Build fluency in the vocabulary of two unrelated variables slowing each other down on one shared cache line.
0 / 5 completed
1 / 5
At standup, a dev mentions two threads on different CPU cores each writing to their own separate variable, yet performance is far worse than expected because both variables happen to sit on the same CPU cache line. What is this problem called?
False sharing happens exactly here: two threads write to genuinely separate, unrelated variables, but because those variables happen to sit on the same cache line, every write from one core forces the cache-coherence protocol to invalidate that whole line on the other core, even though the two threads never actually touch each other's data. A deadlock is an unrelated concurrency failure about threads blocking rather than slowing each other down. This is called "false" sharing precisely because the variables aren't logically shared at all, only physically co-located on the same cache line.
2 / 5
During a design review, the team pads a frequently-written-to variable with extra unused bytes so it lands on its own dedicated cache line, away from any other thread's frequently-written variable. Which capability does this padding provide?
This padding provides avoiding false sharing, since giving each thread's frequently-written variable its own dedicated cache line means one thread's write can no longer force an invalidation of the cache line the other thread is reading or writing, because they're no longer physically co-located at all. Leaving the two variables tightly packed together is exactly the layout that causes repeated, needless cache-coherence traffic between the cores. This padding technique is a standard, if slightly memory-wasteful, fix once false sharing has been identified as a real bottleneck.
3 / 5
In a code review, a dev notices a struct holds two counters, each incremented by a different thread on a different core, packed tightly next to each other with no padding at all. What does this represent?
This is a layout at risk of false sharing, since packing two counters tightly together, each incremented by a different thread on a different core, makes it likely they land on the same cache line, so every increment from either thread forces a needless cache-coherence invalidation on the other core. A cache eviction policy is an unrelated concept about discarded cache entries, not CPU cache-line contention. This tight, padding-free packing is exactly the pattern a performance-focused reviewer would flag once two hot, independently-written fields sit this close together in memory.
4 / 5
An incident report shows a multi-threaded counting service scaled far worse than expected as more cores were added, because a profiler traced the bottleneck to two independently-updated per-core counters that happened to sit on the same cache line, forcing constant cache-coherence traffic between cores. What practice would prevent this?

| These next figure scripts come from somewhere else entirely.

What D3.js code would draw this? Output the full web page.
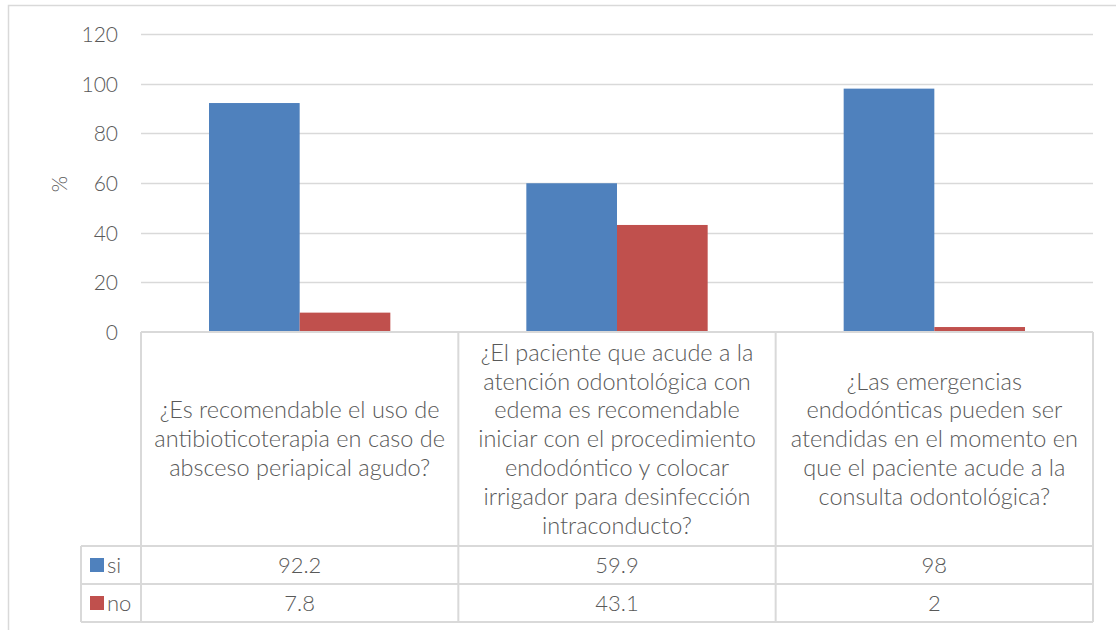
<!DOCTYPE html>
<html>
<head>
<meta charset="utf-8">
<script src="https://cdn.jsdelivr.net/npm/d3@7"></script>
<style>
  html, body { margin: 0; padding: 0; background: #fff; }
  svg { display: block; font-family: Lato, "Open Sans", sans-serif; font-weight: 300; }
</style>
</head>
<body>
<svg id="chart" width="1116" height="630"></svg>
<script>
// Survey questions (each entry holds the wrapped lines of one question)
const categories = [
  ["¿Es recomendable el uso de", "antibioticoterapia en caso de", "absceso periapical agudo?"],
  ["¿El paciente que acude a la", "atención odontológica con", "edema es recomendable",
   "iniciar con el procedimiento", "endodóntico y colocar", "irrigador para desinfección",
   "intraconducto?"],
  ["¿Las emergencias", "endodónticas pueden ser", "atendidas en el momento en",
   "que el paciente acude a la", "consulta odontológica?"]
];
const seriesNames = ["si", "no"];
const siValues = [92.2, 59.9, 98];
const noValues = [7.8, 43.1, 2];
const yTicks = [0, 20, 40, 60, 80, 100, 120];
const yTitle = "%";

const colors = { si: "#4f81bd", no: "#c0504d" };
const textColor = "#595959";
const gridColor = "#d9d9d9";

const svg = d3.select("#chart");

const plot = { left: 141, right: 1093, top: 34, bottom: 332 };
const headerBottom = 546, rowH = 38;
const labelLeft = 81;

const seriesData = { si: siValues, no: noValues };

const x0 = d3.scaleBand().domain(d3.range(categories.length))
  .range([plot.left, plot.right]).padding(0);
const x1 = d3.scaleBand().domain(seriesNames)
  .range([0, x0.bandwidth()]).paddingInner(0).paddingOuter(0.75);
const y = d3.scaleLinear().domain([0, 120]).range([plot.bottom, plot.top]);

// chart frame
svg.append("path")
  .attr("d", "M8.5,640 V5.5 H1120")
  .attr("fill", "none").attr("stroke", gridColor).attr("stroke-width", 1.5);

// gridlines
svg.append("g").selectAll("line").data(yTicks.filter(t => t > 0)).join("line")
  .attr("x1", plot.left).attr("x2", plot.right)
  .attr("y1", d => Math.round(y(d)) + 0.5).attr("y2", d => Math.round(y(d)) + 0.5)
  .attr("stroke", gridColor).attr("stroke-width", 1.5);

// y axis labels
const yAxis = d3.axisLeft(y).tickValues(yTicks).tickSize(0).tickPadding(0);
const gy = svg.append("g").attr("transform", "translate(118,0)").call(yAxis);
gy.select(".domain").remove();
gy.selectAll("text").attr("fill", textColor).attr("font-size", 21)
  .attr("font-family", "Lato, sans-serif").attr("font-weight", 300).attr("dy", "0.35em");

// y title
svg.append("text")
  .attr("transform", `translate(67,${(plot.top + plot.bottom) / 2 + 1}) rotate(-90)`)
  .attr("text-anchor", "middle").attr("fill", textColor).attr("font-size", 21)
  .text(yTitle);

// bars
const groups = svg.append("g").selectAll("g").data(categories).join("g")
  .attr("transform", (d, i) => `translate(${x0(i)},0)`);
groups.each(function (d, i) {
  d3.select(this).selectAll("rect").data(seriesNames).join("rect")
    .attr("x", s => x1(s)).attr("width", x1.bandwidth())
    .attr("y", s => y(seriesData[s][i]))
    .attr("height", s => y(0) - y(seriesData[s][i]))
    .attr("fill", s => colors[s]);
});

// data table
const tbl = svg.append("g").attr("fill", "none").attr("stroke", gridColor).attr("stroke-width", 2);
const tableBottom = headerBottom + rowH * seriesNames.length;
// horizontal lines
tbl.append("line").attr("x1", plot.left).attr("x2", plot.right).attr("y1", plot.bottom).attr("y2", plot.bottom);
[0, 1, 2].forEach(k => {
  tbl.append("line").attr("x1", labelLeft).attr("x2", plot.right)
    .attr("y1", headerBottom + rowH * k).attr("y2", headerBottom + rowH * k);
});
// vertical lines
d3.range(categories.length + 1).forEach(i => {
  const xx = i < categories.length ? x0(i) : plot.right;
  tbl.append("line").attr("x1", xx).attr("x2", xx).attr("y1", plot.bottom).attr("y2", tableBottom);
});
tbl.append("line").attr("x1", labelLeft).attr("x2", labelLeft).attr("y1", headerBottom).attr("y2", tableBottom);

// category header text
const lineH = 28.8;
const headMid = (plot.bottom + headerBottom) / 2;
categories.forEach((lines, i) => {
  const cx = x0(i) + x0.bandwidth() / 2;
  const t = svg.append("text").attr("text-anchor", "middle").attr("fill", textColor)
    .attr("font-size", 23.5);
  lines.forEach((ln, k) => {
    t.append("tspan").attr("x", cx)
      .attr("y", headMid + (k - (lines.length - 1) / 2) * lineH)
      .attr("dy", "0.35em").text(ln);
  });
});

// series rows: legend key, name, values
seriesNames.forEach((s, r) => {
  const rowMid = headerBottom + rowH * r + rowH / 2;
  svg.append("rect").attr("x", 90).attr("y", rowMid - 7).attr("width", 14).attr("height", 14)
    .attr("fill", colors[s]);
  svg.append("text").attr("x", 107).attr("y", rowMid).attr("dy", "0.35em")
    .attr("fill", textColor).attr("font-size", 22).text(s);
  seriesData[s].forEach((v, i) => {
    svg.append("text").attr("x", x0(i) + x0.bandwidth() / 2).attr("y", rowMid)
      .attr("dy", "0.35em").attr("text-anchor", "middle")
      .attr("fill", textColor).attr("font-size", 22).text(v);
  });
});
</script>
</body>
</html>
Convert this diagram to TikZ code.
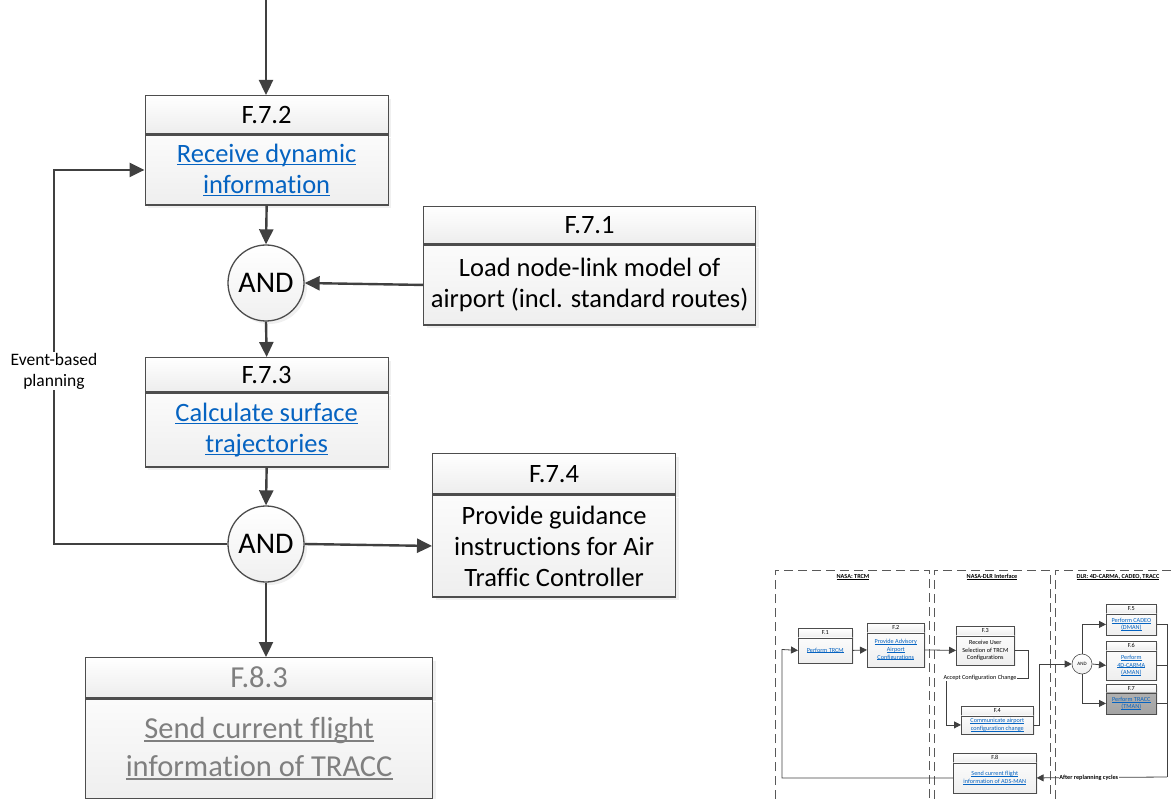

Padding each per-core counter so it occupies its own dedicated cache line removes the needless cache-coherence invalidation traffic between cores, since a write to one counter can no longer force the other core to discard and reload its own copy of a line it never actually shares any real data with. Continuing to pack the counters tightly together with no padding is exactly what caused the poor scaling described in this incident as more cores were added and contention on that one shared line grew. This per-core padding is the standard fix once false sharing has been confirmed as the actual bottleneck by a profiler.
5 / 5
During a PR review, a teammate asks why the team pads hot per-core counters onto separate cache lines instead of just trusting that logically independent variables will never actually interfere with each other's performance. What is the reasoning?
Cache-coherence hardware operates at the granularity of a whole cache line, not an individual variable, so it has no way to know that two variables sharing a line are logically unrelated, and it invalidates the entire line the instant either core writes to any part of it. Two logically independent variables can therefore still contend heavily purely because of how they happen to be laid out in memory, with no actual data dependency between them at all. The tradeoff is the small amount of extra memory padding wastes, which is a cheap price for removing a scaling bottleneck that would otherwise get worse as more cores are added.